I'm thinking again about how things have changed since I started the course, because it isn't just that all my senses seem more open than before.
It takes far longer to read anything: I become more deeply immersed, wrapped up not only in the plot and the characters, but in the writing itself. This has happened to me before, in fact it's what inspiring writing is for me: I keep being brought up short by the sheer power of the words. One of the best examples is in Philip Pullman’s
Northern Lights. Will loses several fingers in a knife fight, they fall to the floor and he sees them lying there, ’like an apostrophe’. I had to put the book down for a few minutes to recover from the horror of the image.
Sylvia Plath writes like this too. No description of insomnia ever matched this one for me:
The night is only a sort of carbon paper,
Blueblack, with the much-poked periods of stars
Letting in the light, peephole after peephole --
A bonewhite light, like death, behind all things.

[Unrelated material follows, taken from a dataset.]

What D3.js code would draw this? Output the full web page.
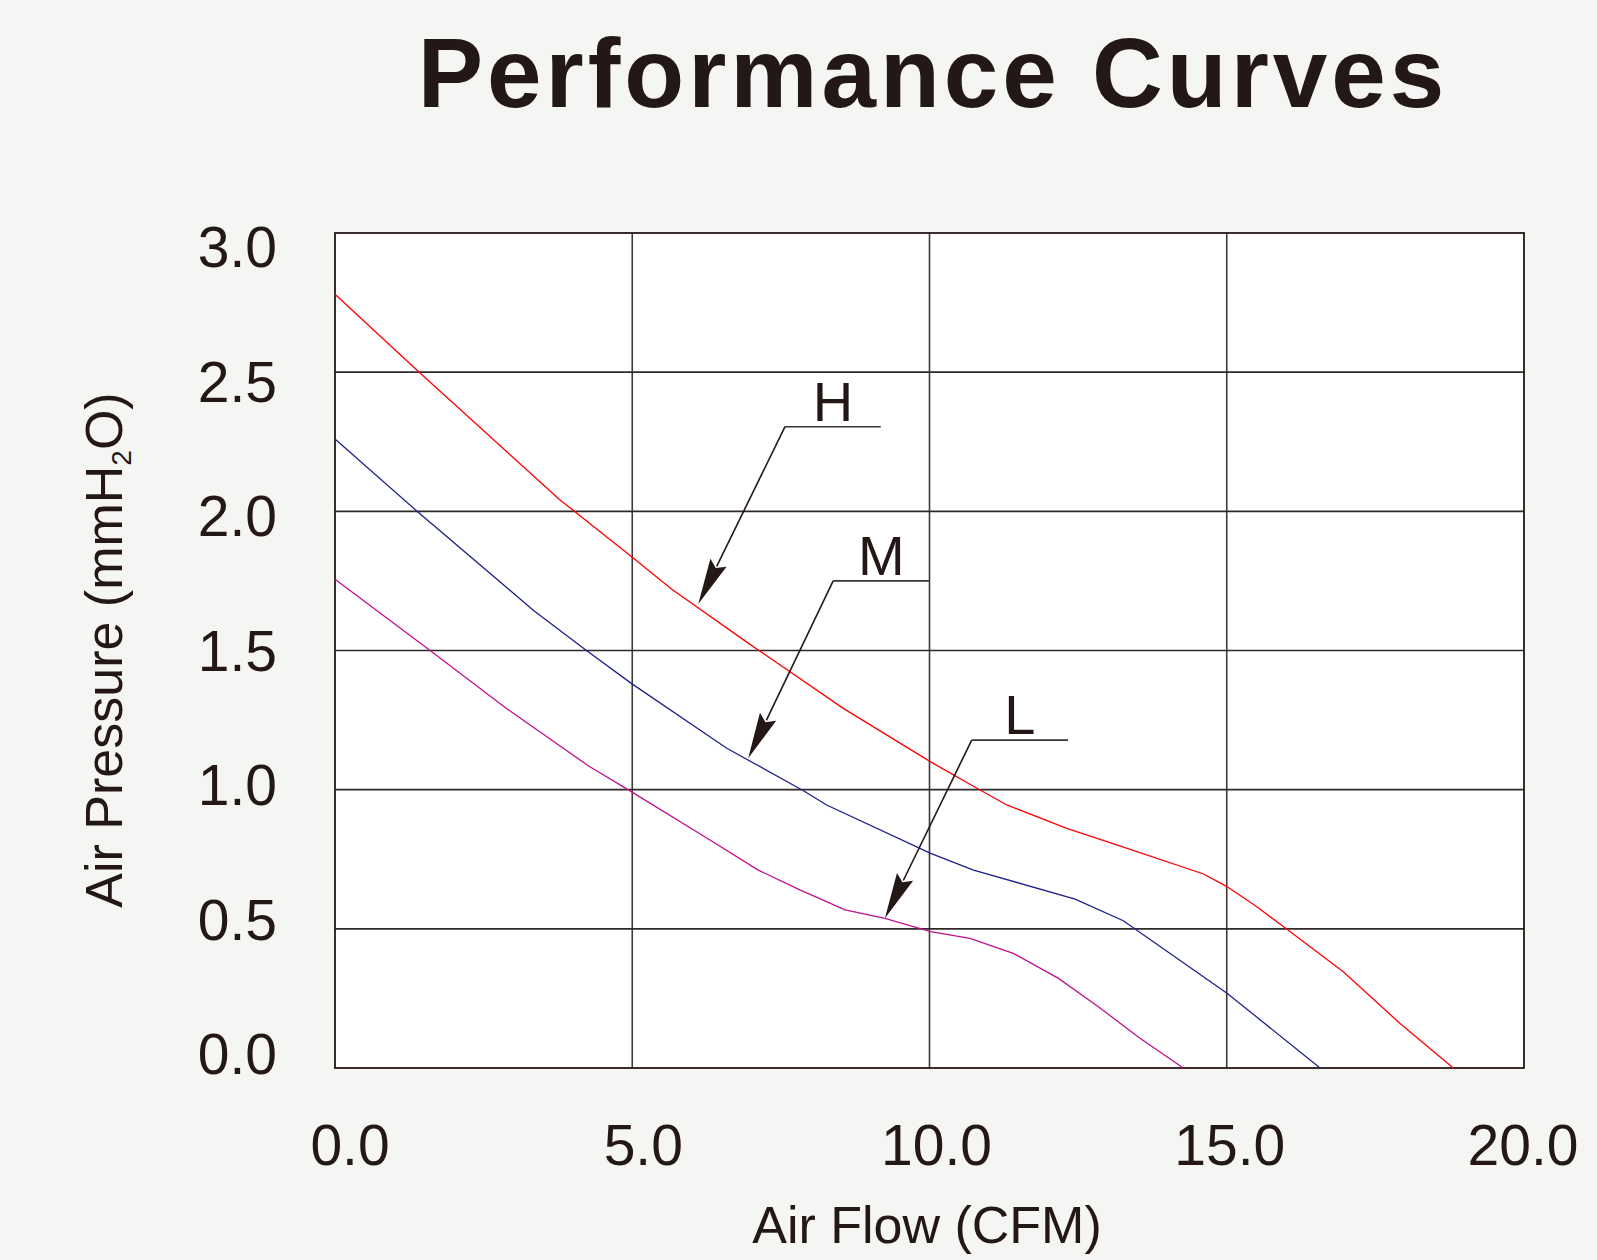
<!DOCTYPE html>
<html>
<head>
<meta charset="utf-8">
<script src="https://cdn.jsdelivr.net/npm/d3@7"></script>
<style>
  html, body { margin: 0; padding: 0; background: #f5f5f3; }
  svg { display: block; }
</style>
</head>
<body>
<svg id="chart" width="1597" height="1260"></svg>
<script>
// ---------- data ----------
const title = "Performance Curves";
const xTitle = "Air Flow (CFM)";
const xTicks = [0, 5, 10, 15, 20];
const yTicks = [0, 0.5, 1.0, 1.5, 2.0, 2.5, 3.0];
const xTickLabels = ["0.0", "5.0", "10.0", "15.0", "20.0"];
const yTickLabels = ["0.0", "0.5", "1.0", "1.5", "2.0", "2.5", "3.0"];

const seriesNames = ["H", "M", "L"];
const flowH = [0, 1.43, 3.78, 4.99, 5.66, 6.98, 7.12, 8.55, 10.02, 10.85, 11.30, 12.31, 13.20, 14.61, 15.01, 15.50, 15.98, 16.96, 17.91, 18.81];
const presH = [2.78, 2.497, 2.042, 1.837, 1.721, 1.522, 1.502, 1.292, 1.100, 0.999, 0.945, 0.861, 0.798, 0.697, 0.651, 0.580, 0.504, 0.346, 0.161, 0.0];
const flowM = [0, 1.35, 3.34, 4.23, 4.99, 6.59, 7.88, 8.27, 10.02, 10.74, 12.45, 13.26, 15.01, 16.57];
const presM = [2.26, 2.006, 1.644, 1.500, 1.381, 1.149, 0.996, 0.945, 0.771, 0.711, 0.607, 0.529, 0.268, 0.0];
const flowL = [0, 1.60, 2.89, 4.26, 4.99, 6.28, 7.12, 7.82, 8.58, 9.25, 10.02, 10.68, 11.41, 12.17, 12.84, 13.54, 14.27];
const presL = [1.756, 1.500, 1.291, 1.086, 0.992, 0.823, 0.711, 0.640, 0.568, 0.538, 0.490, 0.466, 0.412, 0.322, 0.220, 0.107, 0.0];

// annotation callouts (data coordinates): arrow tip on curve, elbow, end of underline
const annTipFlow   = [6.11, 6.95, 9.25];
const annTipPres   = [1.667, 1.113, 0.538];
const annElbowFlow = [7.57, 8.38, 10.71];
const annElbowPres = [2.304, 1.750, 1.178];
const annEndFlow   = [9.18, 10.0, 12.33];

// ---------- layout ----------
const svg = d3.select("#chart");
const L = 335, T = 233, R = 1524, B = 1068;
const ink = "#231815";
const colors = { H: "#ff0000", M: "#1d2088", L: "#c0108c" };

const x = d3.scaleLinear().domain([0, 20]).range([L, R]);
const y = d3.scaleLinear().domain([0, 3]).range([B, T]);
// tick labels are set on a slightly tighter spacing than the grid in the original
const xLab = d3.scaleLinear().domain([0, 20]).range([350, 1523]);
const yLab = d3.scaleLinear().domain([0, 3]).range([1053.5, 246.5]);

// plot background
svg.append("rect").attr("x", L).attr("y", T).attr("width", R - L).attr("height", B - T)
  .attr("fill", "#ffffff");

// grid
const grid = svg.append("g");
grid.selectAll("line.v").data(xTicks.slice(1, -1)).join("line")
  .attr("x1", d => x(d)).attr("x2", d => x(d)).attr("y1", T).attr("y2", B)
  .attr("stroke", "#3f3a39").attr("stroke-width", 1.6);
grid.selectAll("line.h").data(yTicks.slice(1, -1)).join("line")
  .attr("x1", L).attr("x2", R).attr("y1", d => y(d)).attr("y2", d => y(d))
  .attr("stroke", "#2f2a29").attr("stroke-width", 1.6);
svg.append("rect").attr("x", L).attr("y", T).attr("width", R - L).attr("height", B - T)
  .attr("fill", "none").attr("stroke", ink).attr("stroke-width", 1.8);

// curves
const series = [
  { name: "H", flow: flowH, pres: presH },
  { name: "M", flow: flowM, pres: presM },
  { name: "L", flow: flowL, pres: presL }
];
const line = d3.line().x(d => x(d[0])).y(d => y(d[1]));
series.forEach(s => {
  svg.append("path")
    .datum(s.flow.map((f, i) => [f, s.pres[i]]))
    .attr("d", line)
    .attr("fill", "none")
    .attr("stroke", colors[s.name])
    .attr("stroke-width", 1.3);
});

// annotations
const fam = "'Liberation Sans', Arial, Helvetica, sans-serif";
seriesNames.forEach((name, i) => {
  const tx = x(annTipFlow[i]), ty = y(annTipPres[i]);
  const ex = x(annElbowFlow[i]), ey = y(annElbowPres[i]);
  const endx = x(annEndFlow[i]);
  const dx = tx - ex, dy = ty - ey, len = Math.hypot(dx, dy);
  const ux = dx / len, uy = dy / len;
  const headLen = 46, headW = 9;
  const bx = tx - ux * headLen, by = ty - uy * headLen;
  const g = svg.append("g");
  g.append("line").attr("x1", ex).attr("y1", ey).attr("x2", endx).attr("y2", ey)
    .attr("stroke", "#3a3433").attr("stroke-width", 1.6);
  g.append("line").attr("x1", ex).attr("y1", ey).attr("x2", bx + ux * 4).attr("y2", by + uy * 4)
    .attr("stroke", ink).attr("stroke-width", 1.6);
  g.append("polygon")
    .attr("points", [[tx, ty], [bx - uy * headW, by + ux * headW], [bx + ux * 6, by + uy * 6], [bx + uy * headW, by - ux * headW]].map(p => p.join(",")).join(" "))
    .attr("fill", ink);
  g.append("text").attr("x", (ex + endx) / 2).attr("y", ey - 6)
    .attr("text-anchor", "middle").attr("font-family", fam).attr("font-size", 56)
    .attr("fill", ink).text(name);
});

// tick labels
svg.append("g").selectAll("text").data(yTicks).join("text")
  .attr("x", 277).attr("y", d => yLab(d)).attr("dy", 20.5)
  .attr("text-anchor", "end").attr("font-family", fam).attr("font-size", 57)
  .attr("fill", ink).text((d, i) => yTickLabels[i]);
svg.append("g").selectAll("text").data(xTicks).join("text")
  .attr("x", d => xLab(d)).attr("y", 1165)
  .attr("text-anchor", "middle").attr("font-family", fam).attr("font-size", 57)
  .attr("fill", ink).text((d, i) => xTickLabels[i]);

// axis titles
svg.append("text").attr("x", 927).attr("y", 1243).attr("text-anchor", "middle")
  .attr("font-family", fam).attr("font-size", 52).attr("fill", ink).text(xTitle);

const yt = svg.append("text").attr("transform", "translate(122,650) rotate(-90)")
  .attr("text-anchor", "middle").attr("font-family", fam).attr("font-size", 52).attr("fill", ink);
yt.append("tspan").text("Air Pressure (mmH");
yt.append("tspan").attr("font-size", 28).attr("dy", 9).text("2");
yt.append("tspan").attr("dy", -9).text("O)");

// title
svg.append("text").attr("x", 933).attr("y", 107).attr("text-anchor", "middle")
  .attr("font-family", fam).attr("font-weight", "bold").attr("font-size", 98)
  .attr("letter-spacing", 4).attr("fill", ink).text(title);
</script>
</body>
</html>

Under the eyes of the stars and the moon's rictus
He suffers his desert pillow, sleeplessness
Stretching its fine, irritating sand in all directions.
(
whole poem)
The new experience is that I'm slower at reading all kinds of writing, because I'm taking it to bits, thinking about why it's bad, or what makes it powerful, exciting, or emotional.
It extends to every media. Last night I watched two episodes of
'Life on Mars', the story of a policeman who is run down and apparently transported to 1973 (or is he really in a coma back in his own time and imagining it all?)
<
Aside: can you believe that Wikipedia has
an entry for this already!?>
As I was watching the scene where the testcard girl leaves the screen to harrass him, I couldn't help thinking I could really see how you might get to this plot from clustering/ freewriting about the 1970s!